I last road this stretch in 1992 — I can place the date by the girlfriend I took along — and I remember remarking to her that I was disappointed to see so many summer homes along the way. As far as I know, this entire stretch of river always has been in private hands. In the old days, that meant the wide valleys were the settled parts, while the steeper stretches — I wouldn’t quite call this part of the river a gorge — were thick with green: Mountain laurel lining the river banks, and oak and pine forests climbing up to the ridgetops.

But better roads put this part of Georgia a half hour outside Gainesville, and less than an hour from Alpharetta.

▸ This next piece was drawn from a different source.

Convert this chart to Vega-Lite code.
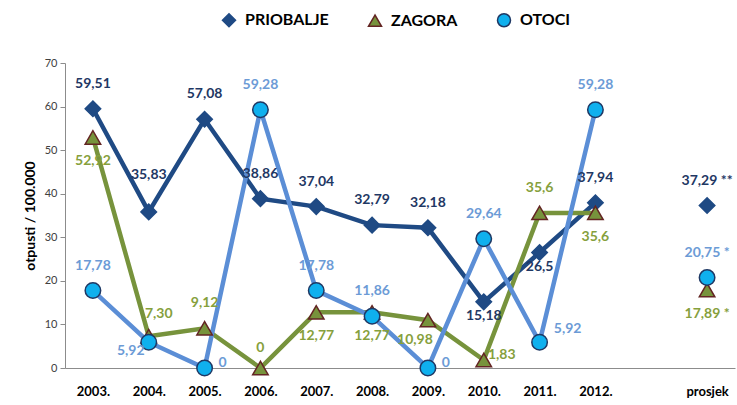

Ambitious developers began to stripe the hills with suburban-style cul de sacs, and to drop dream homes on the ridges. Spectacular views for them, a less pristine river corridor for us.

Just as more houses have popped up over time, more pop up as you move downstream on the river — toward Atlanta. But all that settlement couldn’t detract from the splendid day. The narrower river and slightly bigger drops made the rapids more playful.

Phoebe kept baying. Peanut fell in the water one more time. Ellen hooked up her canoe to mine so we could have a snack. And Alex looked more and more comfortable playing in the waves — almost as comfortable as his uncle did in a kayak on this very same stretch more than three decades ago.

On that day, his uncle and I were just a couple of years older than Alex now is. Despite the new houses, the river hadn’t changed nearly as much as I had.